BEGIN Dataset extract

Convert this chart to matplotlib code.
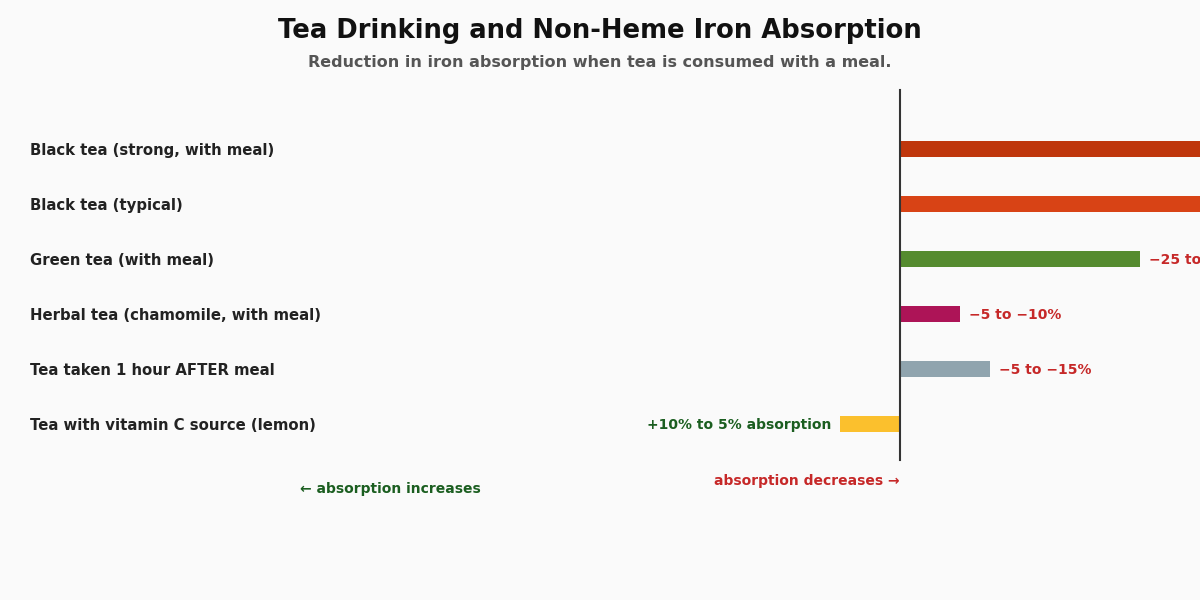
import numpy as np
import matplotlib.pyplot as plt

# data
categories = ['Black tea (strong, with meal)', 'Black tea (typical)', 'Green tea (with meal)',
              'Herbal tea (chamomile, with meal)', 'Tea taken 1 hour AFTER meal',
              'Tea with vitamin C source (lemon)']
reduction = [90, 70, 40, 10, 15, -10]  # % reduction (negative = increase)
labels = ['\u221270 to \u221290%', '\u221260 to \u221270%', '\u221225 to \u221240%',
          '\u22125 to \u221210%', '\u22125 to \u221215%', '+10% to 5% absorption']
colors = ['#bf360c', '#d84315', '#558b2f', '#ad1457', '#90a4ae', '#fbc02d']

bg = '#fafafa'
red = '#c62828'
green = '#1b5e20'

fig = plt.figure(figsize=(12, 6), dpi=100, facecolor=bg)
ax = fig.add_axes([0, 0, 1, 1])
ax.set_facecolor(bg)
ax.set_xlim(-150, 50)
ax.set_ylim(8.2, -2.709)
ax.axis('off')

y = np.arange(len(categories))
ax.barh(y, reduction, height=0.29, color=colors, zorder=2)
ax.plot([0, 0], [-1.07, 5.65], color='#333333', lw=1.5, zorder=3)

for i, (cat, v, lab) in enumerate(zip(categories, reduction, labels)):
    ax.text(-145, i + 0.02, cat, ha='left', va='center', fontsize=10.7,
            fontweight='bold', color='#222222')
    if v >= 0:
        ax.text(v + 1.5, i + 0.02, lab, ha='left', va='center', fontsize=10,
                fontweight='bold', color=red)
    else:
        ax.text(v - 1.5, i + 0.02, lab, ha='right', va='center', fontsize=10,
                fontweight='bold', color=green)

ax.text(0, 6.03, 'absorption decreases \u2192', ha='right', va='center',
        fontsize=10, fontweight='bold', color=red)
ax.text(-100, 6.18, '\u2190 absorption increases', ha='left', va='center',
        fontsize=10, fontweight='bold', color=green)

fig.text(0.5, 1 - 31 / 600, 'Tea Drinking and Non-Heme Iron Absorption',
         ha='center', va='center', fontsize=18.6, fontweight='bold', color='#111111')
fig.text(0.5, 1 - 63 / 600, 'Reduction in iron absorption when tea is consumed with a meal.',
         ha='center', va='center', fontsize=11.5, fontweight='bold', color='#555555')

fig.savefig('out.png', dpi=100, facecolor=bg)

END Dataset extract

_Task details_. Of all the lines above, how many contain the word "matplotlib"? Give the number and nothing else.

_Full output_. 2